Photographic pictorialism, an international movement, a philosophy, and a style, developed toward the end of the 19th century. The introduction of the dry-plate process, in the late 1870s, and of the Kodak camera, in 1888, made taking photographs relatively easy, and photography became widely practiced. Pictorialist photographers set themselves apart from the ranks of new hobbyist photographers by demonstrating that photography was capable of far more than literal description of a subject. Through the efforts of pictorialist organizations, publications, and exhibitions, photography came to be recognized as an art form, and the idea of the print as a carefully hand-crafted, unique object equal to a painting gained acceptance.
The forerunners of pictorialism were early photographers like Henry Peach Robinson and Julia Margaret Cameron. Robinson found inspiration in genre painting; Cameron’s fuzzy portraits and allegories were inspired by literature. Like Robinson and Cameron, the pictorialists made photographs that were more like paintings and drawings than the work of commercial portraitists or hobbyists.

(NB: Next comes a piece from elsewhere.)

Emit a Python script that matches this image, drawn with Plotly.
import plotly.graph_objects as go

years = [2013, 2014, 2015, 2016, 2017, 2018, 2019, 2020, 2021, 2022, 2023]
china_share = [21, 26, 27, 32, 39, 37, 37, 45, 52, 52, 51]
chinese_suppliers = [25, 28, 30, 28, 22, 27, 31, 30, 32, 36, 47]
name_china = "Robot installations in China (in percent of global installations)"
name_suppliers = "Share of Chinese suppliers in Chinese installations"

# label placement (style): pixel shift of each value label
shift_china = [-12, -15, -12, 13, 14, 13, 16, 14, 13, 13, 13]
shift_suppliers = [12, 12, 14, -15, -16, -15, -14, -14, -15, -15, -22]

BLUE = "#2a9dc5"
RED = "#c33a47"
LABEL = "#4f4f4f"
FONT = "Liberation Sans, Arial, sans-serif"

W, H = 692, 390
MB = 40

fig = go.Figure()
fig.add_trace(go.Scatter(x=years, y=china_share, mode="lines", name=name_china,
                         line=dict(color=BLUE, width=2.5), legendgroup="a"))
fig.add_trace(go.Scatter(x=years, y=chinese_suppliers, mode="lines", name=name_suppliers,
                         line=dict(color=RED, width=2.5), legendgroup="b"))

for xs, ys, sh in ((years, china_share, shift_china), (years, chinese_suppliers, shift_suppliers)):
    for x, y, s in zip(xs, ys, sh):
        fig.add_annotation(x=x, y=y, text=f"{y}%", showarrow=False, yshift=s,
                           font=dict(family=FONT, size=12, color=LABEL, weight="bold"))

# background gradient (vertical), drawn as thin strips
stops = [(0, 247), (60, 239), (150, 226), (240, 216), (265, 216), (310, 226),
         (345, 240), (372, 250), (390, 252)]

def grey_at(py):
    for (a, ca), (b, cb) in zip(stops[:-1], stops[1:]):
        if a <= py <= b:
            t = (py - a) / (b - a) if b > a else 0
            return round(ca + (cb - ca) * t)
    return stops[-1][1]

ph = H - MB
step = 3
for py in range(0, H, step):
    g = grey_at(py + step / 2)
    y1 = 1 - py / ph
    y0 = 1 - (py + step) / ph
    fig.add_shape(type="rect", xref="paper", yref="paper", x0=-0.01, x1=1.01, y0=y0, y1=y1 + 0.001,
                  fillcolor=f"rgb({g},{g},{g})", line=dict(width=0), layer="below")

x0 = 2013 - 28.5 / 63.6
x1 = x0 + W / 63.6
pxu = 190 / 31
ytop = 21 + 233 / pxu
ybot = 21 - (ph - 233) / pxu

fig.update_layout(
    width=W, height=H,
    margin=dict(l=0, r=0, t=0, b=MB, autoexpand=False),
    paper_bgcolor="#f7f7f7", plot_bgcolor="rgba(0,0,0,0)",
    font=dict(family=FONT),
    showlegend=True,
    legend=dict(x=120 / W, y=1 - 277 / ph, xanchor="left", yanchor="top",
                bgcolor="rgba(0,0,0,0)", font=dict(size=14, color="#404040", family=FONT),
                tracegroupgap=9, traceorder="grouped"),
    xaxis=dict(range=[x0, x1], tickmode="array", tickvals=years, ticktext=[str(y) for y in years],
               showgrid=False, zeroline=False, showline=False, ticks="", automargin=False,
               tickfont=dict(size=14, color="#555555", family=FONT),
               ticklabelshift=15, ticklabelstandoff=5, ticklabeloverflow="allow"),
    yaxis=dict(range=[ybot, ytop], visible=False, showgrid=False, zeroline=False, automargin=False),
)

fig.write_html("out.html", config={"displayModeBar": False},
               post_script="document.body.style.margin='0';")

Alvin Langdon Coburn (1882-1966), an American photographer who spent most of his life in London, was a key figure in the turn-of-the-century pictorialist movement. He is represented by 16 photographs in TruthBeauty: Pictorialism and the Photograph as Art, 1845-1945. A related display, Coburn and the Photographic Portfolio, showcases his innovative book illustrations, including the celebrated portfolios Men of Mark (1913), London (1909), and New York (1910), as well as H. G. Wells’s The Door in the Wall and Other Stories (1911), and The Novels and Tales of Henry James (1907-09).

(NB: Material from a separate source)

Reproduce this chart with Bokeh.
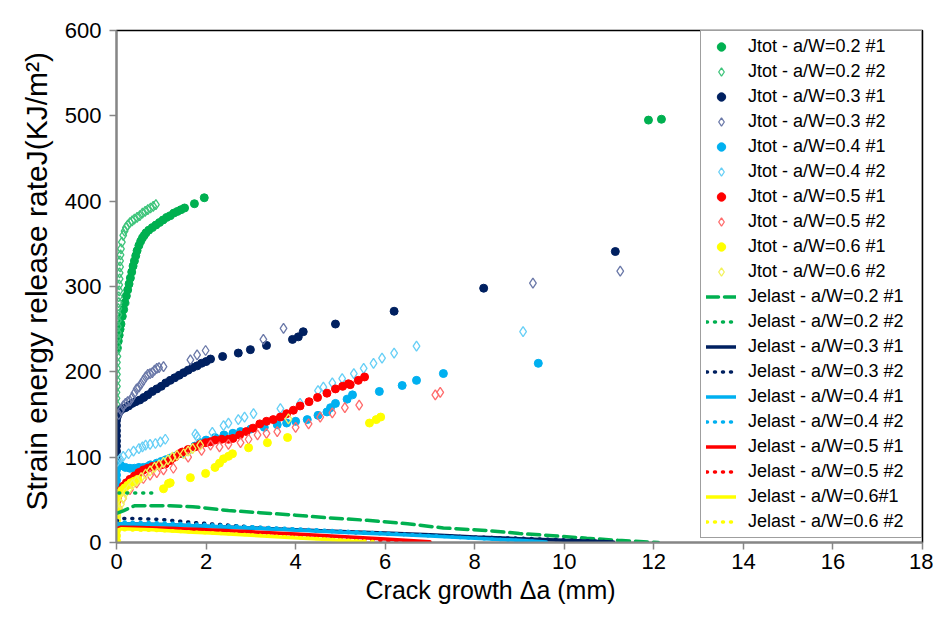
from bokeh.plotting import figure
from bokeh.models import Range1d, FixedTicker, Title
from bokeh.embed import file_html
from bokeh.resources import INLINE

# ---------------- data ----------------
# Jtot  a/W=0.2 #1 (filled)
j02_1_x = [0.02,0.04,0.06,0.08,0.1,0.13,0.16,0.19,0.22,0.25,0.28,0.31,0.34,0.37,0.4,0.43,0.46,0.5,0.54,0.58,
           0.62,0.66,0.72,0.8,0.88,0.96,1.04,1.12,1.2,1.28,1.36,1.44,1.52,1.74,1.96,11.88,12.17]
j02_1_y = [228,236,243,250,256,265,273,281,289,296,303,310,317,324,330,336,342,348,353,357,
           360,363,366,369,372,375,378,381,383,386,388,390,392,397,404,495,496]
# Jtot  a/W=0.2 #2 (open)
j02_2_x = [0,0,0,0,0,0.01,0.01,0.01,0.01,0.01,0.02,0.02,0.02,0.02,0.03,0.03,0.03,0.04,0.04,0.05,0.05,0.06,
           0.06,0.07,0.07,0.08,0.08,0.09,0.1,0.12,0.15,0.18,0.21,0.25,0.3,0.35,0.4,0.46,0.52,0.58,0.64,
           0.7,0.76,0.82,0.88]
j02_2_y = [148,155,162,169,176,183,190,197,204,211,218,225,232,239,246,253,260,267,274,281,288,295,
           302,309,316,323,330,337,344,352,360,365,369,372,375,377,379,381,383,386,388,
           390,392,394,396]
# Jtot  a/W=0.3 #1
j03_1_x = [0,0,0,0,0,0,0,0,0,0.02,0.05,0.09,0.14,0.2,0.27,0.35,0.43,0.52,0.61,0.7,0.8,0.9,1.0,1.1,1.2,1.3,
           1.4,1.5,1.6,1.7,1.8,1.9,2.0,2.1,2.37,2.72,2.99,3.35,3.93,4.06,4.17,4.89,6.2,8.2,11.14]
j03_1_y = [95,101,107,113,119,125,131,137,143,148,152,155,157,158,160,163,165,167,170,173,177,180,183,187,190,193,
           196,199,202,205,207,210,212,215,218,222,226,231,238,241,247,256,271,298,341]
# Jtot  a/W=0.3 #2
j03_2_x = [0.05,0.1,0.15,0.2,0.25,0.3,0.35,0.4,0.45,0.5,0.55,0.6,0.65,0.7,0.75,0.8,0.85,0.9,0.95,1.05,
           1.65,1.8,1.99,3.28,3.73,9.3,11.25]
j03_2_y = [150,155,160,163,165,166,170,175,180,182,186,190,194,197,198,199,202,204,205,206,
           214,220,225,238,251,304,318]
# Jtot  a/W=0.4 #1
j04_1_x = [0,0,0,0,0,0,0,0.05,0.1,0.2,0.3,0.4,0.5,0.6,0.7,0.76,0.9,1.0,1.1,1.2,1.3,1.47,1.6,1.75,1.87,2.0,
           2.2,2.4,2.6,2.77,3.0,3.3,3.59,3.8,4.0,4.26,4.5,4.7,4.78,4.89,5.15,5.27,5.87,6.38,6.7,7.3,9.42]
j04_1_y = [55,61,67,73,79,85,91,92,90,88,87,87,88,88,89,91,93,95,97,99,101,104,108,113,117,120,
           123,126,128,130,133,135,138,140,142,144,149,153,158,163,168,173,177,184,190,198,210]
# Jtot  a/W=0.4 #2
j04_2_x = [0.02,0.08,0.15,0.27,0.38,0.5,0.58,0.65,0.75,0.87,0.98,1.09,1.76,1.8,2.14,2.39,2.5,2.72,2.86,3.06,
           3.66,4.1,4.5,4.62,4.82,5.04,5.3,5.52,5.74,5.93,6.2,6.7,9.08]
j04_2_y = [95,98,101,104,107,110,112,114,115,116,118,121,127,124,129,137,140,144,147,151,
           157,163,178,182,187,192,198,204,210,216,222,230,247]
# Jtot  a/W=0.5 #1
j05_1_x = [0.0,0.0,0.02,0.05,0.09,0.15,0.22,0.3,0.4,0.5,0.6,0.7,0.8,0.9,1.0,1.09,1.2,1.3,1.4,1.47,1.6,1.75,
           1.87,1.99,2.1,2.2,2.35,2.5,2.6,2.75,2.9,3.05,3.2,3.35,3.5,3.66,3.8,3.95,4.1,4.3,4.49,4.7,4.89,
           5.05,5.18,5.22,5.4,5.54]
j05_1_y = [40,48,53,57,61,66,70,74,78,82,85,87,89,90,91,92,96,100,104,106,109,112,
           115,117,118,120,121,121,122,126,130,134,139,142,144,147,151,155,160,165,170,175,180,
           183,186,185,190,194]
# Jtot  a/W=0.5 #2
j05_2_x = [0.05,0.15,0.3,0.45,0.6,0.75,0.9,1.05,1.27,1.6,1.9,2.1,2.3,2.5,2.77,2.95,3.15,3.35,3.59,4.0,
           4.29,4.55,4.82,5.1,5.42,7.12,7.23]
j05_2_y = [40,52,62,70,75,79,82,85,87,100,108,114,112,115,117,121,126,128,130,135,
           139,147,152,158,161,173,176]
# Jtot  a/W=0.6 #1
j06_1_x = [0,0,0,0,0,0,0,0,0,0.03,0.07,0.12,0.18,0.25,0.32,0.4,0.48,1.05,1.16,1.2,1.65,1.99,2.2,2.3,2.39,
           2.5,2.59,2.95,3.37,3.82,5.65,5.8,5.9]
j06_1_y = [2,8,14,20,26,32,38,44,50,55,58,61,64,67,70,72,74,63,69,70,76,81,88,93,98,
           101,104,111,117,123,140,144,147]
# Jtot  a/W=0.6 #2
j06_2_x = [0.02,0.06,0.1,0.15,0.2,0.28,0.36,0.45,0.55,0.65,0.75,0.85,0.95,1.05,1.15,1.25,1.35,1.5,1.6,1.7,1.87,3.84]
j06_2_y = [30,38,45,52,58,63,68,72,76,80,84,88,91,94,97,100,102,104,107,110,114,145]

# Jelast curves
e02_1_x = [0,0.15,0.4,1.2,1.7,2.5,3.2,4.0,4.7,5.6,6.5,7.3,8.3,9.0,9.75,10.5,11.2,12.1]
e02_1_y = [34,37,43,43,42,37.5,35,32,29,26,22,17,14,10.5,8,5,2.5,0]
e02_2_x = [0.05,0.3,0.55,0.8]
e02_2_y = [58,58,58,58]
e03_1_x = [0,0.1,1,2,3,4,5,6,7,8,9,10,11.1]
e03_1_y = [20,22,21,19,17,15,13,11,9,6.5,4.5,2.5,0.5]
e03_2_x = [0,0.1,0.5,1,1.7,3.2,5.1,7.1,9.3,11]
e03_2_y = [25,28,28,27,23.5,17.5,12,8,4.5,1]
e04_1_x = [0,0.1,1,2,3,4,5,6,7,8,9,9.6]
e04_1_y = [20,22,21,19,17,14.5,12,10,7.5,5,2.5,0.5]
e04_2_x = [0,0.1,1,2,3,4,5,6,7,8,9.3]
e04_2_y = [22,24,23,21,18.5,16,13.5,11,8,5,1.5]
e05_1_x = [0,0.1,1,2,3,4,5,6,7]
e05_1_y = [16,18,17,15,12.5,10,7,4,1]
e05_2_x = [0,0.1,0.7,1.2,2.0,2.84,3.73,5.07,6.4,7.05]
e05_2_y = [15,17,16,15.5,13,11,8,4.5,1.5,0.5]
e06_1_x = [0,0.1,0.8,1.7,2.1,3.0,3.95,4.7,5.5]
e06_1_y = [14,16,15,12,11,8.5,5.5,3.5,1]
e06_2_x = [0,0.1,1,2,3,4,5,5.8]
e06_2_y = [13,15,14,11.5,9,6,3,1]

x_ticks = [0, 2, 4, 6, 8, 10, 12, 14, 16, 18]
y_ticks = [0, 100, 200, 300, 400, 500, 600]
x_title = "Crack growth Δa (mm)"
y_title = "Strain energy release rateJ(KJ/m²)"

FONT = "Liberation Sans"
GREEN, NAVY, LBLUE, RED, YELLOW = "#00B050", "#002060", "#00B0F0", "#FF0000", "#FFFF00"
GREEN_L, NAVY_L, LBLUE_L, RED_L, YELLOW_L = "#3DC47A", "#6A78A8", "#66CFF6", "#FF6B6B", "#F2F25A"

p = figure(width=933, height=612, output_backend="svg", toolbar_location=None,
           x_range=Range1d(0, 18), y_range=Range1d(0, 600),
           min_border_left=116, min_border_right=11, min_border_top=30, min_border_bottom=70,
           background_fill_color="white", border_fill_color="white")

series = [
    (j02_1_x, j02_1_y, GREEN, True, "Jtot - a/W=0.2 #1"),
    (j02_2_x, j02_2_y, GREEN_L, False, "Jtot - a/W=0.2 #2"),
    (j03_1_x, j03_1_y, NAVY, True, "Jtot - a/W=0.3 #1"),
    (j03_2_x, j03_2_y, NAVY_L, False, "Jtot - a/W=0.3 #2"),
    (j04_1_x, j04_1_y, LBLUE, True, "Jtot - a/W=0.4 #1"),
    (j04_2_x, j04_2_y, LBLUE_L, False, "Jtot - a/W=0.4 #2"),
    (j05_1_x, j05_1_y, RED, True, "Jtot - a/W=0.5 #1"),
    (j05_2_x, j05_2_y, RED_L, False, "Jtot - a/W=0.5 #2"),
    (j06_1_x, j06_1_y, YELLOW, True, "Jtot - a/W=0.6 #1"),
    (j06_2_x, j06_2_y, YELLOW_L, False, "Jtot - a/W=0.6 #2"),
]
for xs, ys, c, filled, lab in series:
    if filled:
        p.scatter(xs, ys, marker="circle", size=8, fill_color=c, line_color=c, legend_label=lab)
    else:
        p.scatter(xs, ys, marker="diamond", size=10, fill_alpha=0, line_color=c, line_width=1.3,
                  legend_label=lab)

lines = [
    (e02_1_x, e02_1_y, GREEN, "12 6", "Jelast - a/W=0.2 #1"),
    (e02_2_x, e02_2_y, GREEN, "1 7", "Jelast - a/W=0.2 #2"),
    (e03_1_x, e03_1_y, NAVY, "solid", "Jelast - a/W=0.3 #1"),
    (e03_2_x, e03_2_y, NAVY, "1 7", "Jelast - a/W=0.3 #2"),
    (e04_1_x, e04_1_y, LBLUE, "solid", "Jelast - a/W=0.4 #1"),
    (e04_2_x, e04_2_y, LBLUE, "1 7", "Jelast - a/W=0.4 #2"),
    (e05_1_x, e05_1_y, RED, "solid", "Jelast - a/W=0.5 #1"),
    (e05_2_x, e05_2_y, RED, "1 7", "Jelast - a/W=0.5 #2"),
    (e06_1_x, e06_1_y, YELLOW, "solid", "Jelast - a/W=0.6#1"),
    (e06_2_x, e06_2_y, YELLOW, "1 7", "Jelast - a/W=0.6 #2"),
]
for xs, ys, c, dash, lab in lines:
    p.line(xs, ys, line_color=c, line_width=3.5, line_dash=dash, line_cap="round", legend_label=lab)

p.grid.visible = False
p.outline_line_color = "#000000"
p.outline_line_width = 1.5

for ax, ticks in ((p.xaxis[0], x_ticks), (p.yaxis[0], y_ticks)):
    ax.ticker = FixedTicker(ticks=ticks)
    ax.axis_line_color = "#868686"
    ax.axis_line_width = 2
    ax.major_tick_line_color = "#868686"
    ax.major_tick_line_width = 1.5
    ax.major_tick_out = 7
    ax.major_tick_in = 0
    ax.minor_tick_line_color = None
    ax.major_label_text_font = FONT
    ax.major_label_text_font_size = "22px"
    ax.major_label_text_color = "#000000"
p.xaxis.major_label_standoff = 4
p.yaxis.major_label_standoff = 8

# axis titles (placed as side titles so they can sit where the original has them)
xt = Title(text=x_title, align="left", offset=249, text_font=FONT, text_font_size="25px",
           text_font_style="normal", text_color="#000000", standoff=4)
p.add_layout(xt, "below")
yt = Title(text=y_title, align="left", offset=32, text_font=FONT, text_font_size="30px",
           text_font_style="normal", text_color="#000000", standoff=18)
p.add_layout(yt, "left")

lg = p.legend[0]
lg.location = "top_right"
lg.margin = 0
lg.padding = 5
lg.spacing = 4
lg.label_height = 21
lg.glyph_height = 21
lg.glyph_width = 30
lg.label_standoff = 12
lg.label_width = 168
lg.label_text_font = FONT
lg.label_text_font_size = "18px"
lg.label_text_color = "#000000"
lg.border_line_color = "#404040"
lg.border_line_width = 1.5
lg.background_fill_color = "white"
lg.background_fill_alpha = 1.0

open("out.html", "w").write(file_html(p, INLINE))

Coburn began making photographs when he was eight. At seventeen, he exhibited with Alfred Stieglitz and Edward Steichen at London’s Royal Photographic Society. Five years later, he joined Stieglitz’s Photo-Secession group, which promoted the idea of photography as a fine art, and beautifully crafted photographic prints as unique art objects. Coburn’s wide range of subject matter included poetic cityscapes and intimate portraits.